━━ Provided data ━━

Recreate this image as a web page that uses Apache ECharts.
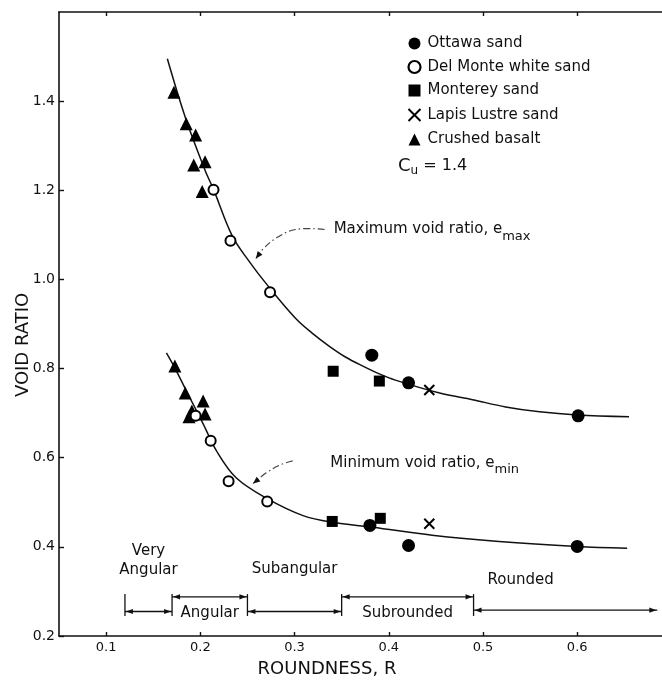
<!DOCTYPE html>
<html>
<head>
<meta charset="utf-8">
<script src="https://cdn.jsdelivr.net/npm/echarts@6/dist/echarts.min.js"></script>
<style>
  html, body { margin: 0; padding: 0; background: #fff; }
  #chart { width: 662px; height: 684px; }
</style>
</head>
<body>
<div id="chart"></div>
<script>
const FONT = "'DejaVu Sans', 'Liberation Sans', sans-serif";
const INK = '#111';

// Measured points: [roundness R, void ratio e]  (upper group = e_max, lower group = e_min)
const ottawa   = [[0.382, 0.830], [0.421, 0.768], [0.601, 0.694],
                  [0.380, 0.448], [0.421, 0.403], [0.600, 0.401]];
const delMonte = [[0.214, 1.201], [0.232, 1.087], [0.274, 0.971],
                  [0.195, 0.694], [0.211, 0.638], [0.230, 0.547], [0.271, 0.502]];
const monterey = [[0.341, 0.794], [0.390, 0.772],
                  [0.340, 0.457], [0.391, 0.464]];
const lapis    = [[0.443, 0.752], [0.443, 0.452]];
const basalt   = [[0.172, 1.420], [0.185, 1.349], [0.195, 1.324], [0.193, 1.257], [0.205, 1.264], [0.202, 1.197],
                  [0.173, 0.806], [0.184, 0.745], [0.203, 0.727], [0.191, 0.705], [0.205, 0.698], [0.188, 0.692]];

// Fitted trend curves
const emaxCurve = [[0.165, 1.495], [0.184, 1.364], [0.205, 1.245], [0.214, 1.202],
                   [0.234, 1.097], [0.252, 1.040], [0.272, 0.985], [0.301, 0.913], [0.319, 0.879], [0.337, 0.850],
                   [0.354, 0.826], [0.372, 0.806], [0.390, 0.788], [0.407, 0.774], [0.454, 0.745], [0.489, 0.730],
                   [0.524, 0.714], [0.560, 0.703], [0.600, 0.696], [0.655, 0.692]];
const eminCurve = [[0.164, 0.835], [0.173, 0.801], [0.189, 0.734], [0.203, 0.676], [0.217, 0.616], [0.238, 0.555],
                   [0.271, 0.508], [0.309, 0.470], [0.340, 0.455], [0.383, 0.444], [0.446, 0.426], [0.517, 0.412],
                   [0.600, 0.401], [0.653, 0.397]];

// Axis ticks
const xTicks = [0.1, 0.2, 0.3, 0.4, 0.5, 0.6];
const yTicks = [0.2, 0.4, 0.6, 0.8, 1.0, 1.2, 1.4];

// Roundness classes (bracketed ranges under the curves)
const classNames  = ['Very\nAngular', 'Angular', 'Subangular', 'Subrounded', 'Rounded'];
const classStart  = [0.12, 0.17, 0.25, 0.35, 0.49];
const classEnd    = [0.17, 0.25, 0.35, 0.49, 0.685];
const classLevel  = [0.255, 0.288, 0.255, 0.288, 0.258];
const classLabelR = [0.145, 0.21, 0.30, 0.42, 0.54];
const classLabelE = [0.37, 0.251, 0.35, 0.251, 0.325];
const classTickTop = 0.294, classTickBottom = 0.245;

// Curve callouts
const calloutText = ['Maximum void ratio, e', 'Minimum void ratio, e'];
const calloutSub  = ['max', 'min'];
const calloutAt   = [[0.3415, 1.112], [0.338, 0.589]];
const calloutArrows = [
  [[0.332, 1.112], [0.301, 1.112], [0.280, 1.092], [0.266, 1.067], [0.259, 1.047]],
  [[0.298, 0.593], [0.285, 0.584], [0.270, 0.566], [0.256, 0.542]]
];

const chart = echarts.init(document.getElementById('chart'), null, { renderer: 'canvas' });

function arrowHead(p, q, len, half) {
  // triangle with tip at q pointing from p to q
  const dx = q[0] - p[0], dy = q[1] - p[1];
  const d = Math.hypot(dx, dy) || 1;
  const ux = dx / d, uy = dy / d;
  const bx = q[0] - ux * len, by = q[1] - uy * len;
  return {
    type: 'polygon',
    shape: { points: [q, [bx - uy * half, by + ux * half], [bx + uy * half, by - ux * half]] },
    style: { fill: INK }
  };
}

const bracketData = classStart.map((s, i) => [s, classEnd[i], classLevel[i], classLabelR[i], classLabelE[i], i]);

function renderBracket(params, api) {
  const i = api.value(5);
  const a = api.coord([api.value(0), api.value(2)]);
  const b = api.coord([api.value(1), api.value(2)]);
  const top = api.coord([api.value(0), classTickTop])[1];
  const bot = api.coord([api.value(0), classTickBottom])[1];
  const lbl = api.coord([api.value(3), api.value(4)]);
  const line = { stroke: INK, lineWidth: 1.3 };
  const children = [
    { type: 'line', shape: { x1: a[0], y1: a[1], x2: b[0], y2: b[1] }, style: line },
    { type: 'line', shape: { x1: a[0], y1: top, x2: a[0], y2: bot }, style: line },
    arrowHead([a[0] + 10, a[1]], [a[0] + 1, a[1]], 7, 2.6),
    arrowHead([b[0] - 10, b[1]], [b[0] - 1, b[1]], 7, 2.6),
    {
      type: 'text', x: lbl[0], y: lbl[1],
      style: {
        text: classNames[i], fill: INK, font: '15px ' + FONT,
        align: 'center', verticalAlign: 'middle', lineHeight: 19
      }
    }
  ];
  return { type: 'group', children };
}

function renderCallout(params, api) {
  const i = params.dataIndex;
  const pts = calloutArrows[i].map(p => api.coord(p));
  const t = api.coord(calloutAt[i]);
  const n = pts.length;
  return {
    type: 'group',
    children: [
      {
        type: 'polyline', shape: { points: pts, smooth: 0.4 },
        style: { stroke: '#444', lineWidth: 1.2, fill: null, lineDash: [7, 3, 1.5, 3] }
      },
      arrowHead(pts[n - 2], pts[n - 1], 7, 3),
      {
        type: 'text', x: t[0], y: t[1],
        style: {
          text: '{m|' + calloutText[i] + '}{s|' + calloutSub[i] + '}',
          align: 'left', verticalAlign: 'middle',
          rich: {
            m: { fontSize: 15, fontFamily: FONT, fill: INK, color: INK },
            s: { fontSize: 13, fontFamily: FONT, fill: INK, color: INK, padding: [14, 0, 0, 0] }
          }
        }
      }
    ]
  };
}

const pointSeries = (name, data, symbol, size, extra) => Object.assign({
  name, type: 'scatter', data, symbol, symbolSize: size,
  itemStyle: { color: '#000', opacity: 1 }, z: 5, silent: true
}, extra || {});

const xTickLabel = v => v.toFixed(1);

chart.setOption({
  animation: false,
  backgroundColor: '#fff',
  textStyle: { fontFamily: FONT, color: INK },
  grid: { left: 59, right: 0, top: 12, bottom: 48 },
  xAxis: [
    {
      type: 'value', min: 0.05, max: 0.69, position: 'bottom',
      axisLine: { onZero: false, lineStyle: { color: INK, width: 1.6 } },
      axisTick: { inside: true, length: 4, customValues: xTicks, lineStyle: { color: INK, width: 1.4 } },
      axisLabel: { customValues: xTicks, formatter: xTickLabel, fontSize: 13, color: INK, margin: 5, fontFamily: FONT },
      splitLine: { show: false }
    },
    {
      type: 'value', min: 0.05, max: 0.69, position: 'top',
      axisLine: { onZero: false, lineStyle: { color: INK, width: 1.6 } },
      axisTick: { inside: true, length: 4, customValues: xTicks, lineStyle: { color: INK, width: 1.4 } },
      axisLabel: { show: false },
      splitLine: { show: false }
    }
  ],
  yAxis: {
    type: 'value', min: 0.2, max: 1.6,
    axisLine: { onZero: false, lineStyle: { color: INK, width: 1.6 } },
    axisTick: { inside: true, length: 5, customValues: yTicks, lineStyle: { color: INK, width: 1.4 } },
    axisLabel: { customValues: yTicks, formatter: v => v.toFixed(1), fontSize: 14, color: INK, margin: 4, fontFamily: FONT },
    splitLine: { show: false }
  },
  legend: {
    orient: 'vertical', left: 401, top: 31,
    itemWidth: 12, itemHeight: 12, itemGap: 8.5,
    textStyle: { fontSize: 15, color: INK, fontFamily: FONT, padding: [0, 0, 0, 2] },
    data: [
      { name: 'Ottawa sand', icon: 'circle', itemStyle: { color: '#000', opacity: 1 } },
      { name: 'Del Monte white sand', icon: 'circle',
        itemStyle: { color: '#fff', borderColor: '#000', borderWidth: 2.2, opacity: 1 } },
      { name: 'Monterey sand', icon: 'rect', itemStyle: { color: '#000', opacity: 1 } },
      { name: 'Lapis Lustre sand', icon: 'path://M0,0L10,10M10,0L0,10',
        itemStyle: { color: 'none', borderColor: '#000', borderWidth: 2, opacity: 1 } },
      { name: 'Crushed basalt', icon: 'triangle', itemStyle: { color: '#000', opacity: 1 } }
    ]
  },
  graphic: [
    {
      type: 'text', x: 398, y: 166,
      style: {
        text: '{c|C}{u|u}{e| = 1.4}', verticalAlign: 'middle',
        rich: {
          c: { fontSize: 18, fontFamily: FONT, fill: INK },
          u: { fontSize: 12, fontFamily: FONT, fill: INK, padding: [10, 0, 0, 0] },
          e: { fontSize: 16, fontFamily: FONT, fill: INK }
        }
      }
    },
    {
      type: 'text', x: 23, y: 345, rotation: Math.PI / 2,
      style: { text: 'VOID RATIO', fontSize: 18, fontFamily: FONT, fill: INK, align: 'center', verticalAlign: 'middle' }
    },
    {
      type: 'text', x: 327, y: 669,
      style: { text: 'ROUNDNESS, R', fontSize: 18, fontFamily: FONT, fill: INK, align: 'center', verticalAlign: 'middle' }
    }
  ],
  series: [
    {
      name: 'emax curve', type: 'line', data: emaxCurve, smooth: 0.35,
      showSymbol: false, symbol: 'none', lineStyle: { color: INK, width: 1.5 }, z: 3, silent: true
    },
    {
      name: 'emin curve', type: 'line', data: eminCurve, smooth: 0.35,
      showSymbol: false, symbol: 'none', lineStyle: { color: INK, width: 1.5 }, z: 3, silent: true
    },
    pointSeries('Crushed basalt', basalt, 'triangle', 13),
    pointSeries('Ottawa sand', ottawa, 'circle', 13),
    pointSeries('Monterey sand', monterey, 'rect', 11),
    pointSeries('Lapis Lustre sand', lapis, 'path://M0,0L10,10M10,0L0,10', 10,
      { itemStyle: { color: 'none', borderColor: '#000', borderWidth: 2, opacity: 1 } }),
    pointSeries('Del Monte white sand', delMonte, 'emptyCircle', 10,
      { itemStyle: { color: '#000', borderColor: '#000', borderWidth: 2.2, opacity: 1 } }),
    {
      name: 'classes', type: 'custom', data: bracketData, renderItem: renderBracket,
      encode: { x: [0, 1], y: 2 }, clip: false, silent: true, z: 4
    },
    {
      name: 'callouts', type: 'custom', data: calloutAt, renderItem: renderCallout,
      encode: { x: 0, y: 1 }, clip: false, silent: true, z: 4
    }
  ]
});
</script>
</body>
</html>
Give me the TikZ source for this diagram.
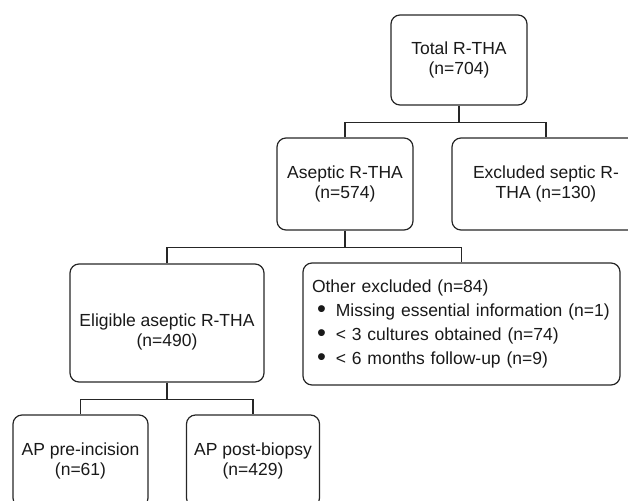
\documentclass[tikz,border=0pt]{standalone}
\usepackage{fontspec}
\setmainfont{Liberation Sans}
\usetikzlibrary{positioning}
\newcommand{\bigdot}{\hspace*{5pt}\raisebox{-1.2pt}{\scalebox{1.45}{\textbullet}}\hspace{10pt}}

\begin{document}
\begin{tikzpicture}[x=1pt,y=-1pt,
  box/.style={draw=black!85,line width=1.2pt,rounded corners=9pt,align=center,inner sep=0pt,
    font=\fontsize{17.5}{20}\selectfont,text=black!90},
  txt/.style={align=center,inner sep=0pt,font=\fontsize{17.5}{20}\selectfont,text=black!90},
  link/.style={draw=black!85,line width=1.4pt},
  stem/.style={link,line width=2.2pt}]
  \useasboundingbox (0,0) rectangle (628,500);
  \node[box,minimum width=136pt,minimum height=90pt] (total) at (459,60) {Total R-THA\\(n=704)};
  \node[box,minimum width=136pt,minimum height=92pt] (aseptic) at (345,184) {Aseptic R-THA\\(n=574)};
  \node[box,minimum width=188pt,minimum height=92pt] (excl) at (546,184) {Excluded septic R-\\THA (n=130)};
  \node[box,minimum width=194pt,minimum height=118pt] (elig) at (167,323) {};
  \node[txt] (eligtxt) at (167,332) {Eligible aseptic R-THA\\(n=490)};
  \node[box,minimum width=317pt,minimum height=122pt,align=left,text width=299pt,
    font=\fontsize{17.5}{24}\selectfont] (other) at (461.5,324)
    {Other excluded (n=84)\\
     \bigdot Missing essential information (n=1)\\
     \bigdot < 3 cultures obtained (n=74)\\
     \bigdot < 6 months follow-up (n=9)};
  \node[box,minimum width=135pt,minimum height=92pt] (pre) at (80.5,461) {AP pre-incision\\(n=61)};
  \node[box,minimum width=133pt,minimum height=92pt] (post) at (253,461) {AP post-biopsy\\(n=429)};

  \coordinate (j1) at ([yshift=-17pt]total.south);
  \coordinate (j2) at ([yshift=-17pt]aseptic.south);
  \coordinate (j3) at ([yshift=-17pt]elig.south);
  \foreach \a/\j in {total/j1,aseptic/j2,elig/j3}
    \draw[stem] (\a.south) -- (\j);
  \foreach \j/\l/\r in {j1/aseptic/excl,j2/elig/other,j3/pre/post}
    \draw[link] (\l.north) |- (\j) -| (\r.north);
\end{tikzpicture}
\end{document}
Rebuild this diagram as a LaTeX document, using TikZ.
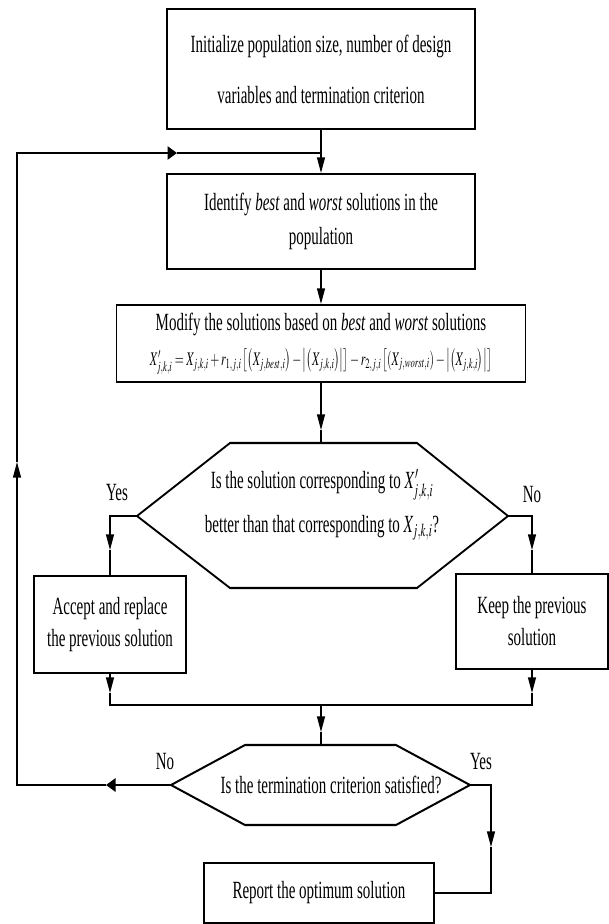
\documentclass[tikz,border=0pt]{standalone}
\usepackage{mathptmx}
\usepackage{graphicx}
\usepackage{fontspec}
\setmainfont{Liberation Serif}
\usetikzlibrary{arrows.meta}
\begin{document}
\begin{tikzpicture}[x=1pt,y=-1pt]
\fill[white] (0,0) rectangle (609,924);
\useasboundingbox (0,0) rectangle (609,924);
\begin{scope}[transform canvas={yscale=1.65}, x=1pt, y=-0.606061pt,
  line width=1.3pt, line join=miter,
  box/.style={draw, line width=1.25pt, inner sep=0pt, align=center,
    font=\fontsize{15}{18}\selectfont},
  lbl/.style={inner sep=0pt, align=center, font=\fontsize{15}{18}\selectfont},
  varr/.style={-{Triangle[length=9.5pt,width=8pt]}}]

% boxes
\node[box, minimum width=308pt, minimum height=72.7pt] (b1) at (321,69)
  {Initialize population size, number of design\\[13pt]variables and termination criterion};
\node[box, minimum width=308pt, minimum height=57.6pt] (b2) at (321,221.5)
  {Identify \textit{best} and \textit{worst} solutions in the\\[2.6pt]population};
\node[box, minimum width=409pt, minimum height=46.7pt] (b3) at (321,343.5)
  {Modify the solutions based on \textit{best} and \textit{worst} solutions\\[3pt]
   \resizebox{342pt}{!}{$X'_{j,k,i}=X_{j,k,i}+r_{1,j,i}\left[\left(X_{j,best,i}\right)-\left|\left(X_{j,k,i}\right)\right|\right]-r_{2,j,i}\left[\left(X_{j,worst,i}\right)-\left|\left(X_{j,k,i}\right)\right|\right]$}};
\node[box, minimum width=152pt, minimum height=58.8pt] (acc) at (110,624.5)
  {Accept and replace\\[1.4pt]the previous solution};
\node[box, minimum width=152pt, minimum height=57.6pt] (keep) at (532,621.5)
  {Keep the previous\\[1.4pt]solution};
\node[box, minimum width=230pt, minimum height=36.4pt] (rep) at (319,893)
  {Report the optimum solution};

% decision 1
\coordinate (h1w) at (137,516);
\coordinate (h1e) at (508,516);
\coordinate (h1n) at (321,443);
\draw (h1w) -- (230,443) -- (417,443) -- (h1e) -- (417,588) -- (230,588) -- cycle;
\node[lbl] (q1) at (322,505)
  {Is the solution corresponding to $X'_{j,k,i}$\\[8.7pt]better than that corresponding to $X_{j,k,i}$?};

% decision 2
\coordinate (h2w) at (171,785);
\coordinate (h2e) at (470,785);
\coordinate (h2n) at (321,745);
\draw (h2w) -- (245,745) -- (396,745) -- (h2e) -- (396,825) -- (245,825) -- cycle;
\node[lbl] (q2) at (331,785) {Is the termination criterion satisfied?};

% labels
\node[lbl] (yes1) at (117,493) {Yes};
\node[lbl] (no1) at (532,495) {No};
\node[lbl] (no2) at (165,762) {No};
\node[lbl] (yes2) at (481,762) {Yes};

% helper coordinates
\coordinate (fb) at (321,153);
\coordinate (t3) at (321,430);
\coordinate (yc) at (110,516);
\coordinate (t4) at (110,550);
\coordinate (nc) at (532,516);
\coordinate (t5) at (532,550);
\coordinate (t6) at (110,693);
\coordinate (t7) at (532,693);
\coordinate (m1) at (110,705);
\coordinate (m2) at (532,705);
\coordinate (mc) at (321,705);
\coordinate (t8) at (321,732);
\coordinate (t9) at (106,785);
\coordinate (c1) at (17,785);
\coordinate (t10) at (17,462);
\coordinate (c2) at (17,153);
\coordinate (t11) at (177,153);
\coordinate (c3) at (491,785);
\coordinate (t12) at (491,847);
\coordinate (c4) at (491,893);

% connectors
\draw[varr] (b1.south) -- (b2.north);
\draw[varr] (b2.south) -- (b3.north);
\draw[varr] (b3.south) -- (t3);
\draw (t3) -- (h1n);
\draw[varr] (h1w) -- (yc) -- (t4);
\draw (t4) -- (acc.north);
\draw[varr] (h1e) -- (nc) -- (t5);
\draw (t5) -- (keep.north);
\draw[varr] (acc.south) -- (t6);
\draw[varr] (keep.south) -- (t7);
\draw (t6) -- (m1) -- (m2) -- (t7);
\draw[varr] (mc) -- (t8);
\draw (t8) -- (h2n);
\draw[varr] (h2w) -- (t9);
\draw[varr] (t9) -- (c1) -- (t10);
\draw[varr] (t10) -- (c2) -- (t11);
\draw (t11) -- (fb);
\draw[varr] (h2e) -- (c3) -- (t12);
\draw (t12) -- (c4) -- (rep.east);
\end{scope}
\end{tikzpicture}
\end{document}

━━━

▶ Exercise directions
Set the lines above down again, word for word, from the first through the one containing "const INK = '#111';"; pictures excluded.

▶ Response to this task
Recreate this image as a web page that uses Apache ECharts.
<!DOCTYPE html>
<html>
<head>
<meta charset="utf-8">
<script src="https://cdn.jsdelivr.net/npm/echarts@6/dist/echarts.min.js"></script>
<style>
  html, body { margin: 0; padding: 0; background: #fff; }
  #chart { width: 662px; height: 684px; }
</style>
</head>
<body>
<div id="chart"></div>
<script>
const FONT = "'DejaVu Sans', 'Liberation Sans', sans-serif";
const INK = '#111';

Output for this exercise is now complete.